Keith Slater , Jan 27, 2005; 12:16 a.m.
I do not own a light meter and have been using the "sunny 16" rule. I
was given a old GE Type pr-35 exposure meter and was wondering if it
is worth using. Is there anyway to test it, such as point at a 100
watt bulb from a certain distance should read X at a certain shutter
speed and film selection? The shutter speed goes up to 1000, and the
film selection goes to 400. There is also a exposure value selection,
I am unsure what that does. The light meter is nice and small and
fits in my pocket well. One other question about depth of field. My
photography book says that "When the lens is stopped down, (at its
smallest aperture) the depth of field of field is at its maximum." I
am unsure what this means, does stopped down mean (on my ansco viking)
f6.3 is the smallest, or f32? I understand the smaller the f stop the
larger the aperture.
Thanks, Keith
Ma Ho Fong , Jan 27, 2005; 12:22 a.m.
The depth of field is at its maximum when the aperture is at minimum, in your case f32.
Keith Slater , Jan 27, 2005; 12:27 a.m.
Richie Cruz , Jan 27, 2005; 01:21 a.m.
As long as it is responsive to light old selenium style meters like the one that you have can be handy. You just have to remember to keep them away from moisture, which is their weak point.
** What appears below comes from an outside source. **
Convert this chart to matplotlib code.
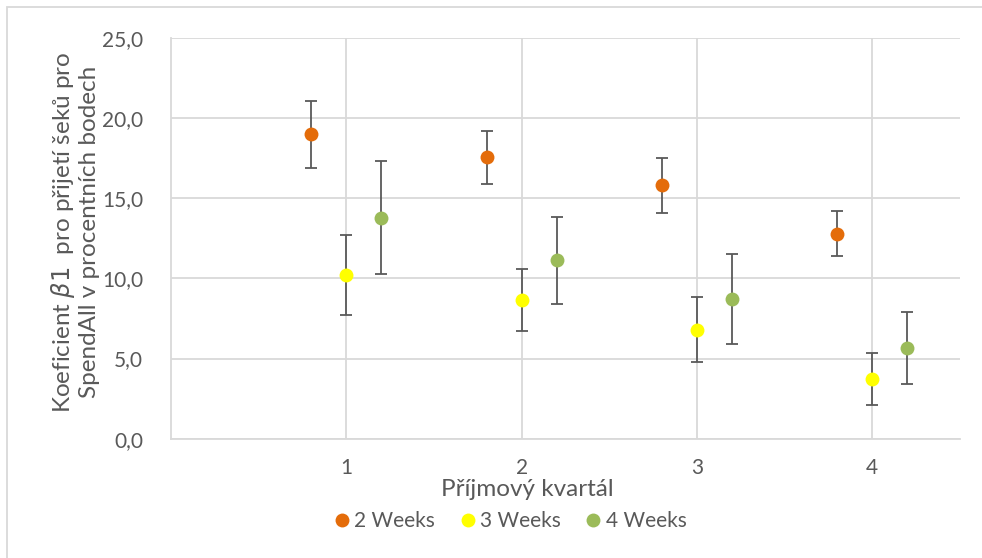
import matplotlib.pyplot as plt
from matplotlib.patches import Rectangle

quartiles = [1, 2, 3, 4]
series = ["2 Weeks", "3 Weeks", "4 Weeks"]
colors = ["#E46C0A", "#FFFF00", "#9BBB59"]
offsets = [-0.2, 0.0, 0.2]

# koeficienty a chyby pro jednotlivé kvartály
beta_2w = [19.0, 17.55, 15.8, 12.8]
err_2w = [2.1, 1.65, 1.72, 1.4]
beta_3w = [10.2, 8.65, 6.8, 3.7]
err_3w = [2.5, 1.95, 2.02, 1.62]
beta_4w = [13.8, 11.12, 8.72, 5.68]
err_4w = [3.5, 2.72, 2.82, 2.25]

values = [beta_2w, beta_3w, beta_4w]
errors = [err_2w, err_3w, err_4w]

plt.rcParams["font.family"] = ["Lato", "DejaVu Sans"]
plt.rcParams["mathtext.fontset"] = "dejavusans"
text_color = "#595959"
grid_color = "#D9D9D9"

fig = plt.figure(figsize=(9.82, 5.58), dpi=100)
ax = fig.add_axes([171 / 982, 1 - 438.7 / 558, 789 / 982, 400.7 / 558])

for name, color, off, y, e in zip(series, colors, offsets, values, errors):
    x = [q + off for q in quartiles]
    ax.errorbar(x, y, yerr=e, fmt="none", ecolor=text_color, elinewidth=1.3,
                capsize=4.5, capthick=1.3, zorder=3)
    ax.plot(x, y, "o", color=color, markersize=10, markeredgewidth=0,
            label=name, zorder=4)

ax.set_xlim(0, 4.5)
ax.set_ylim(0, 25)
ax.set_xticks(quartiles)
ax.set_xticklabels([str(q) for q in quartiles])
ax.set_yticks([0, 5, 10, 15, 20, 25])
ax.set_yticklabels(["0,0", "5,0", "10,0", "15,0", "20,0", "25,0"])
ax.grid(True, color=grid_color, linewidth=1.3, zorder=0)
ax.set_axisbelow(True)
for side in ["top", "right"]:
    ax.spines[side].set_visible(False)
for side in ["left", "bottom"]:
    ax.spines[side].set_color(grid_color)
    ax.spines[side].set_linewidth(1.3)
ax.tick_params(axis="both", length=0, labelsize=15, labelcolor=text_color)
ax.tick_params(axis="y", pad=20)
ax.tick_params(axis="x", pad=14)

ax.set_xlabel("Příjmový kvartál", fontsize=17.5, color=text_color)
ax.xaxis.set_label_coords(0.452, -0.1)
ax.set_ylabel("Koeficient $\\beta1$  pro přijetí šeků pro\nSpendAll v procentních bodech",
              fontsize=17.5, color=text_color, linespacing=1.12)
ax.yaxis.set_label_coords(-0.09, 0.516)

fig.legend(loc="center", bbox_to_anchor=(508 / 982, 1 - 521 / 558), ncol=3,
           frameon=False, fontsize=15, labelcolor=text_color, handletextpad=0.0,
           columnspacing=0.95, handlelength=1.2, markerscale=1.0)

# okraj oblasti grafu
fig.patches.append(Rectangle((7 / 982, -0.1), 1.2, 1 - 7 / 558 + 0.1,
                             transform=fig.transFigure, fill=False,
                             edgecolor=grid_color, linewidth=1.3))

fig.savefig("out.png", dpi=100)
I have an old Sekonic, and have found that it is useful for cloudy days and twilight. However, they do not work that well indoors or at night. But if you are using the "sunny f16" rule, I doubt that matters.
The way I figured out if my Sekonic was working was to check it on a classic "sunny f16" day. It read 1/400 at f16, when it was set for ISO 400 film. I figured it was fine, and my pictures turn out alright.
Hope that helps, Richie
Mike Kovacs , Jan 27, 2005; 09:14 a.m.
Do you not have another exposure meter to compare it against? You can compare against a reflective meter by using both in reflective mode, or being careful to chose a neutral grey subject to compare against an incident meter.
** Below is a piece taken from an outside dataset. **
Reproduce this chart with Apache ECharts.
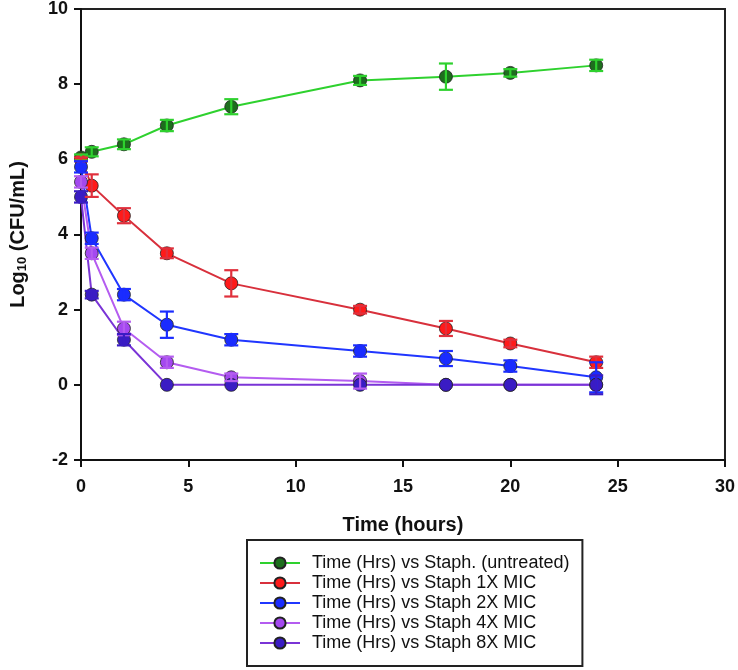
<!DOCTYPE html>
<html><head><meta charset="utf-8">
<script src="https://cdn.jsdelivr.net/npm/echarts@6/dist/echarts.min.js"></script>
<style>html,body{margin:0;padding:0;background:#fff}#c{width:738px;height:670px}</style>
</head><body><div id="c"></div>
<script>
const times = [0, 0.5, 2, 4, 7, 13, 17, 20, 24];
const seriesNames = [
  'Time (Hrs) vs Staph. (untreated)',
  'Time (Hrs) vs Staph 1X MIC',
  'Time (Hrs) vs Staph 2X MIC',
  'Time (Hrs) vs Staph 4X MIC',
  'Time (Hrs) vs Staph 8X MIC'
];
const untreated = [6.05, 6.2, 6.4, 6.9, 7.4, 8.1, 8.2, 8.3, 8.5];
const untreatedErr = [0.08, 0.12, 0.13, 0.15, 0.2, 0.12, 0.35, 0.1, 0.15];
const mic1 = [6.0, 5.3, 4.5, 3.5, 2.7, 2.0, 1.5, 1.1, 0.6];
const mic1Err = [0.05, 0.3, 0.2, 0.13, 0.35, 0.1, 0.2, 0.1, 0.15];
const mic2 = [5.8, 3.9, 2.4, 1.6, 1.2, 0.9, 0.7, 0.5, 0.2];
const mic2Err = [0.15, 0.15, 0.15, 0.35, 0.15, 0.15, 0.2, 0.15, 0.4];
const mic4 = [5.4, 3.5, 1.5, 0.6, 0.2, 0.1, 0.0, 0.0, 0.0];
const mic4Err = [0.15, 0.15, 0.18, 0.15, 0.1, 0.2, 0.0, 0.0, 0.0];
const mic8 = [5.0, 2.4, 1.2, 0.0, 0.0, 0.0, 0.0, 0.0, 0.0];
const mic8Err = [0.15, 0.1, 0.15, 0.0, 0.0, 0.0, 0.0, 0.0, 0.25];
const xTicks = [0, 5, 10, 15, 20, 25, 30];
const yTicks = [-2, 0, 2, 4, 6, 8, 10];

const values = [untreated, mic1, mic2, mic4, mic8];
const errs = [untreatedErr, mic1Err, mic2Err, mic4Err, mic8Err];
const lineColors = ['#2ed12e', '#d8303c', '#2036ff', '#b45cf0', '#7a34d6'];
const fillColors = ['#1d6e1d', '#ff1a1a', '#1a2cff', '#a448f0', '#3a1cc4'];
const errColors = ['#2ed12e', '#e0303c', '#1a2cff', '#b45cf0', '#3a1cc4'];
const FONT = 'Liberation Sans, Arial, sans-serif';

const chart = echarts.init(document.getElementById('c'));
const series = [];
values.forEach((v, i) => {
  series.push({
    name: seriesNames[i], type: 'line',
    data: times.map((t, k) => [t, v[k]]),
    symbol: 'circle', symbolSize: 13,
    lineStyle: { color: lineColors[i], width: 2 },
    itemStyle: { color: fillColors[i], borderColor: '#222', borderWidth: 0.8 },
    z: 3, animation: false
  });
});
values.forEach((v, i) => {
  series.push({
    type: 'custom', name: seriesNames[i] + ' err',
    data: times.map((t, k) => [t, v[k], errs[i][k]]),
    renderItem: function (params, api) {
      const x = api.value(0), y = api.value(1), e = api.value(2);
      if (!e) return null;
      const hi = api.coord([x, y + e]);
      const lo = api.coord([x, y - e]);
      const w = 7;
      const st = { stroke: errColors[i], lineWidth: 2.2 };
      return { type: 'group', children: [
        { type: 'line', shape: { x1: hi[0], y1: hi[1], x2: lo[0], y2: lo[1] }, style: st },
        { type: 'line', shape: { x1: hi[0] - w, y1: hi[1], x2: hi[0] + w, y2: hi[1] }, style: st },
        { type: 'line', shape: { x1: lo[0] - w, y1: lo[1], x2: lo[0] + w, y2: lo[1] }, style: st }
      ]};
    },
    z: 4, animation: false, silent: true
  });
});

chart.setOption({
  animation: false,
  textStyle: { fontFamily: FONT },
  grid: { left: 81, right: 13, top: 9, bottom: 210, show: true, borderColor: '#222', borderWidth: 2 },
  xAxis: {
    type: 'value', min: xTicks[0], max: xTicks[xTicks.length - 1], interval: 5,
    name: 'Time (hours)', nameLocation: 'middle', nameGap: 55,
    nameTextStyle: { fontSize: 20, fontWeight: 'bold', color: '#111' },
    axisLine: { onZero: false, lineStyle: { color: '#111', width: 2 } },
    axisTick: { length: 7, lineStyle: { width: 2, color: '#111' } },
    axisLabel: { fontSize: 18, fontWeight: 'bold', color: '#111', margin: 18 },
    splitLine: { show: false }
  },
  yAxis: {
    type: 'value', min: yTicks[0], max: yTicks[yTicks.length - 1], interval: 2,
    name: '{a|Log}{b|10}{a| (CFU/mL)}', nameLocation: 'middle', nameGap: 52, nameRotate: 90,
    nameTextStyle: { rich: {
      a: { fontSize: 20, fontWeight: 'bold', color: '#111', fontFamily: FONT },
      b: { fontSize: 13, fontWeight: 'bold', color: '#111', verticalAlign: 'bottom', padding: [9, 0, 0, 0], fontFamily: FONT }
    } },
    axisLine: { onZero: false, lineStyle: { color: '#111', width: 2 } },
    axisTick: { length: 7, lineStyle: { width: 2, color: '#111' } },
    axisLabel: { fontSize: 18, fontWeight: 'bold', color: '#111', margin: 13 },
    splitLine: { show: false }
  },
  legend: {
    data: seriesNames, orient: 'vertical', left: 247, top: 540,
    backgroundColor: '#fff', borderColor: '#222', borderWidth: 2,
    padding: [13, 13, 13, 12], itemGap: 0, itemWidth: 40, itemHeight: 14,
    textStyle: { fontSize: 18, color: '#111', lineHeight: 20, padding: [0, 0, 0, 7] }
  },
  series: series
});
</script></body></html>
Ed Balko , Jan 27, 2005; 09:37 a.m.
Take a look at:
http://www.zoo.utoronto.ca/able/volumes/vol-12/13-slaughter.pdf
for a simple calibration/testing method.
There is also a second method on one of the old meter websites that involves pointing the meter at the north sky and calibrating to an EV reading. Perhaps someone else remembers where to find the website.
Ron Gratz , Jan 27, 2005; 11:35 a.m.
I use an old Zeiss-Ikon Ikophot selenium light meter when I take out my Super Ikonta C and found it works just fine. Note that I only shoot Black & White film which has a fair tolerance for over/underexposure. Color print film does too but transparency film does not.
To check your meter - you must know someone with a 35mm camera that has a built in light meter. Get together with that person and set the same film speed, eg ISO 400, on your meter and on your friend's camera. Then have your friend give you the exposure readings using his camera for a variety of settings - sky, shade, light objects (eg concrete), dark objects, (eg tarred street) and neutral (eg sun-lit grass). At the same time, see what your meter tells you. If you are close and are using B&W or color print film, you should be fine.
Ron Gratz
dave collopy , Jan 27, 2005; 08:46 p.m.
Your GE meter is definitely worth using. I use a GE pr1, carry it with me everywhere I go. The GE meters are very rugged, very responsive and highly accurate. You'll only be able to use it out of doors though, the range is somewhat limited. Also test it for accuracy regularly, grey card in full sunlight = f/16 @ 1/100th @ ASA100. When the selenium cell does go out it won't go out all at once.
David M , Jan 27, 2005; 09:46 p.m.
A 1950's Zeiss Ikophot is my main light meter. But they are about the only old light meters that seem to continue to work. If it works and is accurate its worth using, if not it isn't. Pretty obvious really.
Larry Mobbs , Jan 27, 2005; 11:20 p.m.
I purchased two Ikophots from ebay and fell in love with them. My friend was so impressed we had to get him one as well and they all worked dead on for accuracy. Each one came in that beautiful leather case they made that holds the direct light shield.
I read somewhere that keeping these units in cases was a key to long life.